As for reading Russell, all I’ll say is that I think you’re very brave, and applaud you for successfully (I assume) holding down the gag reflex.
Oh, am I just being obvious instead of insightful?
Thanks, I’ll email you my address!
As for Russell, actually, I find myself strangely drawn to the man! Bertrand Russell constantly points out that what he’s doing, no matter how well he does it, can never work its way back far enough to “found” anything at all. Yet he keeps right on doing it. He is a mass of contradictions. At the same time he yearns for social justice. (In that, his rationalism, like Noam Chomsky’s, is acute and admirable. Also, I recognize myself in how compulsively drawn to thinking he is. He even went through a Hegelian and dialectical phase, as a young man, that he quotes from in order to disavow his brief flirtation with “Idealism,” and to celebrate his escape from it into the “open air” of a genuine empirical world, as he sees it…. The stuff he disavows is wonderful stuff! We are such muddled creatures.

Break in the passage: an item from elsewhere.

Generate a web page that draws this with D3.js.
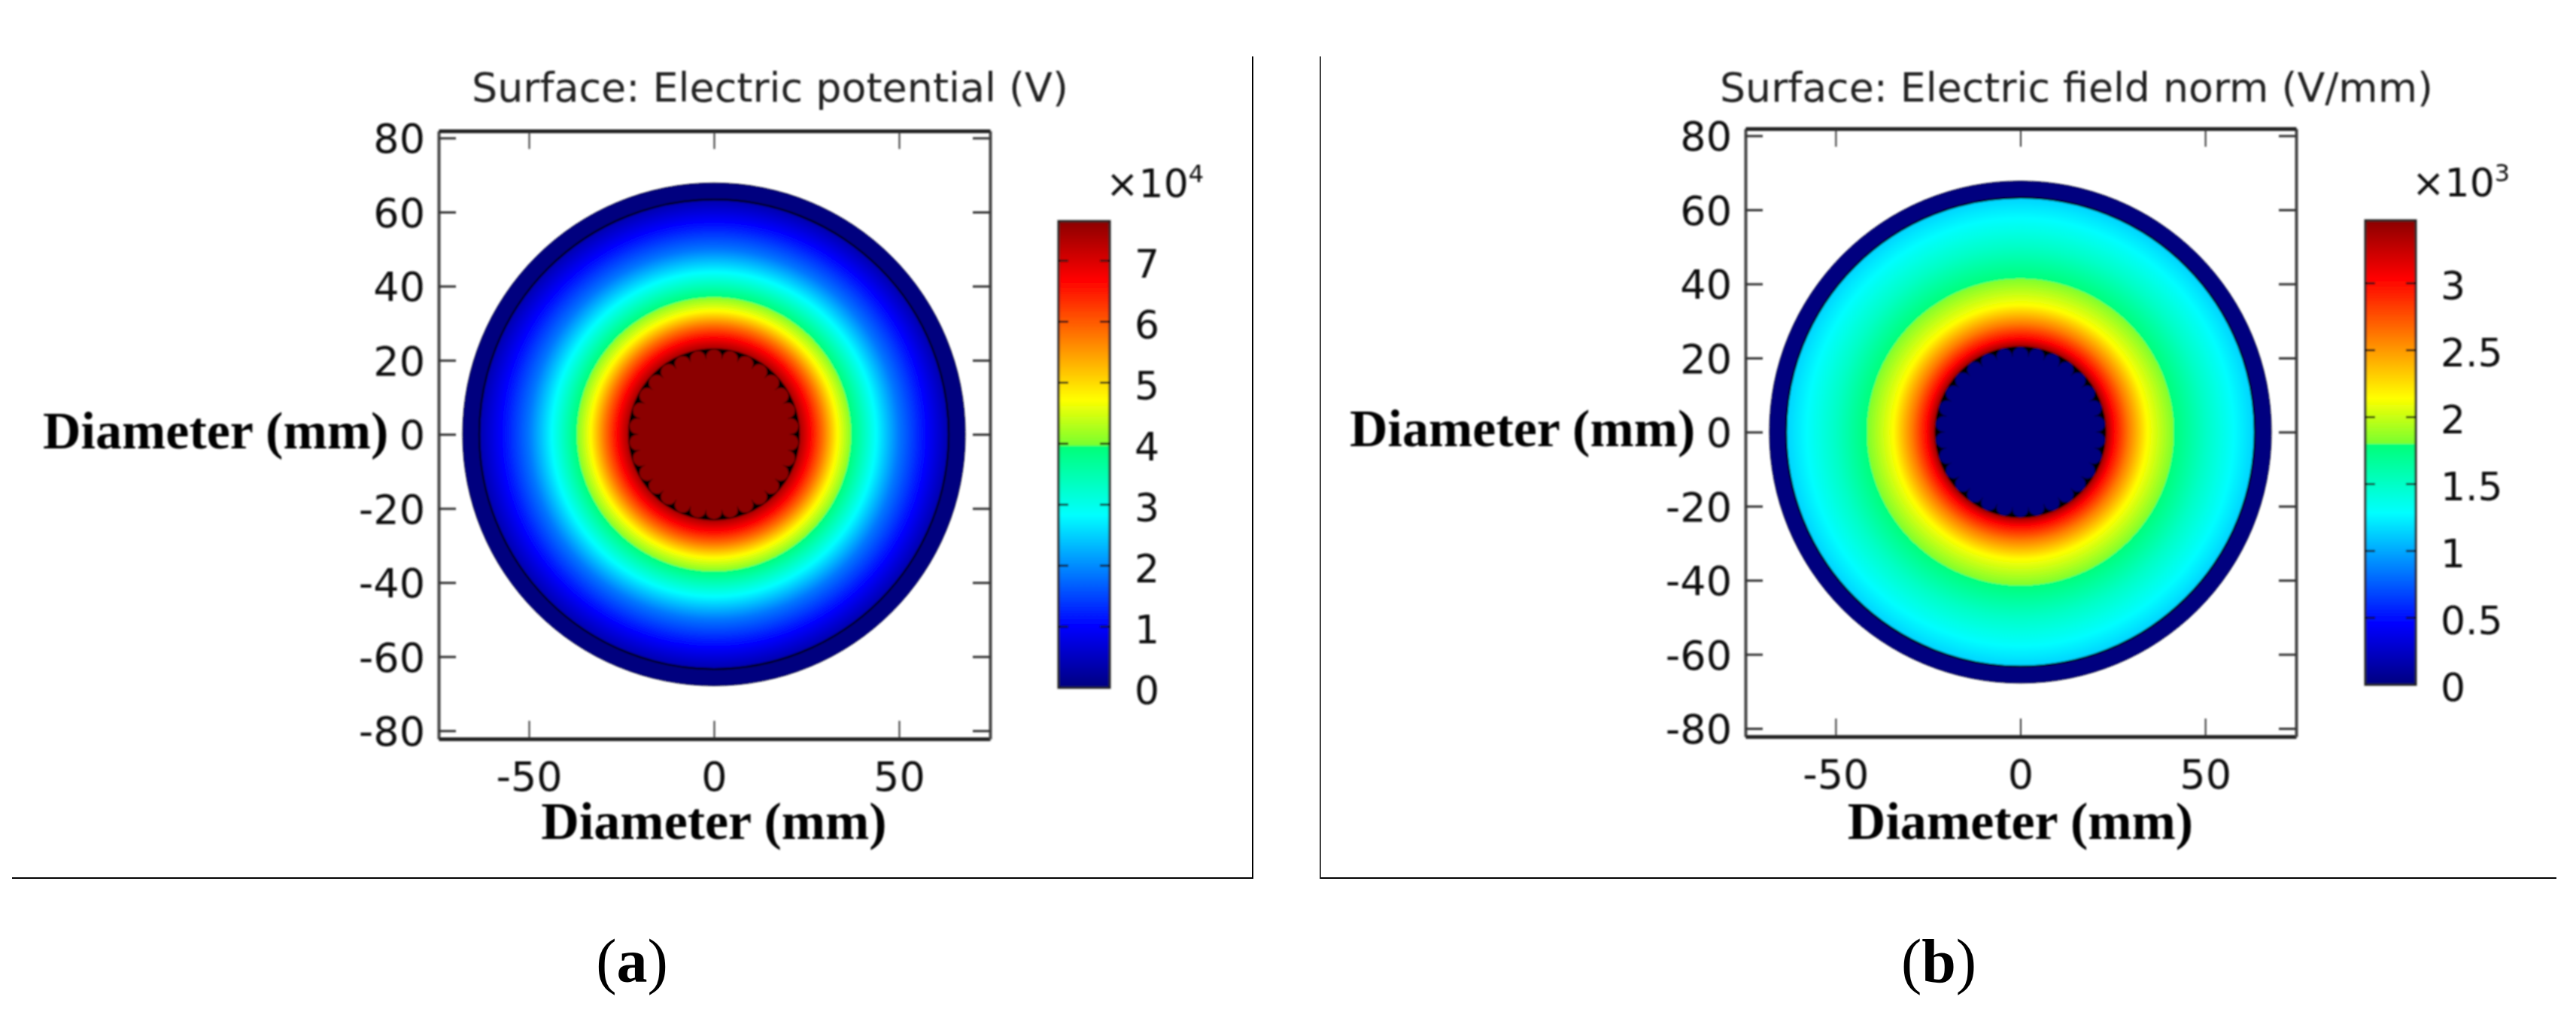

“Rather, Christian philosophy is that philosophy which recognizes its finitude (”its radical insufficiency”), admits to its short-comings (that is its inability to on-its-own be Christian), and give up any notion of rationalizing Revelation”–if only more Christian philosophers these days would tolle de Lubac and read.
Very nice post. I look forward to the Balthasar follow up.
Best wishes,
Cynthia
You know, that’s a good point, and one that as a philosopher and aesthetician gone theologian, I should have recognized. If only there weren’t so much tension between the two disciplines.
And that’s the “tension” that comes from the Anglo-analytic orientation of English-speaking philosophers (Christian or not) versus the Continental orientation that we see in this wonderful theology.
I know from a life-time of conversations (that usually ended up in shouting matches) how deep this divide is, and that is specifically what I’m addressing by trying to introduce my own reading of the originary classical Greek heuristic, as a third player between these two camps.
The Continental tradition is much closer to that Greek heritage than the English-speaking world has been during the modern centuries. But I thought we might be more willing to listen to the Greeks than directly to the poststructuralists and Continental hermeneutics tradition. (Sigh.)